I ripped open the flap, and pulled out a bright yellow sheet of paper.
“Dear Danny, I like you a lot. Tomorrow you will get a present from me.”
There was no signature. No identifying marks of any kind. It was a love note from a Jane Doe.
Tomi Ann began grilling me to see if I had any idea who might have sent it. I had no clue. I had no friends who were girls. I had no crushes on any girls. I had no memory of even talking to a girl. Ever.
But I fell in love with the sender of that letter immediately. It could have been from an eighty-year-old cat lady and I would have devoted my life and heart to her in that moment. I had never experienced butterflies or a rush of excitement the way I did right then, and that night I didn’t get much sleep as I waited for my surprise the next day. What would it be? Money? Some Garbage Pail Kid trading cards? My own Atari? A king-sized Kit Kat bar?
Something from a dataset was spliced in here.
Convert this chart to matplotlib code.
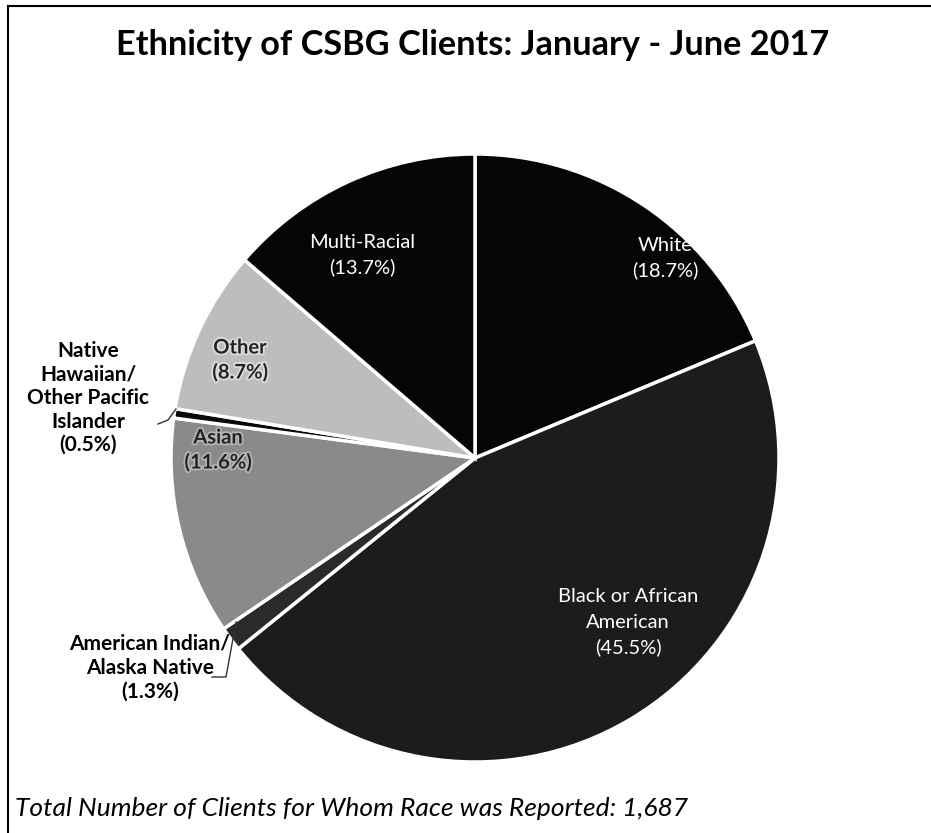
import matplotlib
matplotlib.use("Agg")
import matplotlib.pyplot as plt
import matplotlib.patheffects as pe

categories = ["White", "Black or African American", "American Indian/ Alaska Native",
              "Asian", "Native Hawaiian/ Other Pacific Islander", "Other", "Multi-Racial"]
values = [18.7, 45.5, 1.3, 11.6, 0.5, 8.7, 13.7]
colors = ["#050505", "#1c1c1c", "#2a2a2a", "#8a8a8a", "#0a0a0a", "#bdbdbd", "#050505"]
title = "Ethnicity of CSBG Clients: January - June 2017"
footer = "Total Number of Clients for Whom Race was Reported: 1,687"

W, H = 931, 833
fig = plt.figure(figsize=(W / 100, H / 100), dpi=100)
ax = fig.add_axes([0, 0, 1, 1])

cx, cy, r = 475, H - 458, 304
wedges, _ = ax.pie(values, colors=colors, startangle=90, counterclock=False,
                   center=(cx, cy), radius=r,
                   wedgeprops=dict(edgecolor="white", linewidth=2.5))
ax.set_xlim(0, W)
ax.set_ylim(0, H)
ax.set_aspect("equal")
ax.axis("off")

# border
ax.plot([8, 8], [0, H - 6], color="black", lw=1.5)
ax.plot([8, W], [H - 6, H - 6], color="black", lw=1.5)

font = "Lato"
ax.text(473, H - 45, title, ha="center", va="center", fontsize=24.7,
        fontweight="bold", family=font, zorder=10)

def lab(x, y, lines, color, weight="normal", size=14.5, halo=None, step=25):
    n = len(lines)
    for i, s in enumerate(lines):
        yy = y + (i - (n - 1) / 2) * step
        t = ax.text(x, H - yy, s, ha="center", va="center", fontsize=size, color=color,
                    fontweight=weight, family=font, zorder=10)
        if halo:
            t.set_path_effects([pe.withStroke(linewidth=2.5, foreground=halo)])

lab(665, 258, [categories[0], f"({values[0]}%)"], "white")
lab(362, 255, [categories[6], f"({values[6]}%)"], "white")
lab(628, 622, ["Black or African", "American", f"({values[1]}%)"], "white")
lab(240, 360, [categories[5], f"({values[5]}%)"], "#222222", "bold", halo="#dddddd")
lab(218, 450, [categories[3], f"({values[3]}%)"], "#222222", "bold", halo="#b5b5b5")
lab(88, 398, ["Native", "Hawaiian/", "Other Pacific", "Islander", f"({values[4]}%)"],
    "black", "bold", size=15, step=23.5)
lab(150, 668, ["American Indian/", "Alaska Native", f"({values[2]}%)"],
    "black", "bold", size=15, step=24)

# leader lines
ax.plot([158, 168, 176], [H - 424, H - 420, H - 409], color="#333333", lw=1)
ax.plot([212, 226, 236], [H - 677, H - 677, H - 622], color="#333333", lw=1)

ax.text(15, H - 808, footer, ha="left", va="center", fontsize=19,
        style="italic", family=font)

fig.savefig("out.png", dpi=100)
The next afternoon, Tomi Ann snuck Kari through my house and in to my mother where Kari asked if she could be allowed into my bedroom to put something on my bed. Mom told her sure, go ahead. And according to Kari, she insisted, “you can like him, but nothing more.”
Geez Mom, way to blow my first chance at a hot make-out.
I was ten. I was still a solid year away from puberty. To me, “something more” involved making weird hand gestures taught to me by my dad, remember?
And it didn’t matter, I was already in love before I even walked in and saw the next sheet of paper laying across my pillow. Taped to the paper was a Now & Later candy. Next to the word Now it said, “I’ll love you.” Next to the word Later, it said, “I’ll marry you.”
I had finally found my forever sweetheart. I would marry this woman. But who it was I still didn’t know. There was no name attached to it. Not even a hint to help me solve the riddle.
I turned around to see my older sister peeking around the corner into my room. I looked at her with wide eyes and she misread that as an invitation to come in. “It’s from Kari!” she screamed and snorted all at once in her excitement. “She’s in love with you!” Kari was one of Tomi Ann’s best friends.
We made our way outside, sat down on the porch together, and made a plan for how we were going to make this union come about. Sitting next to my sister that day is one of my best childhood memories. It was one of the few times we found ourselves on the same team instead of at each other’s throats. She was genuinely excited for me and determined to have a hand in something happy coming to me.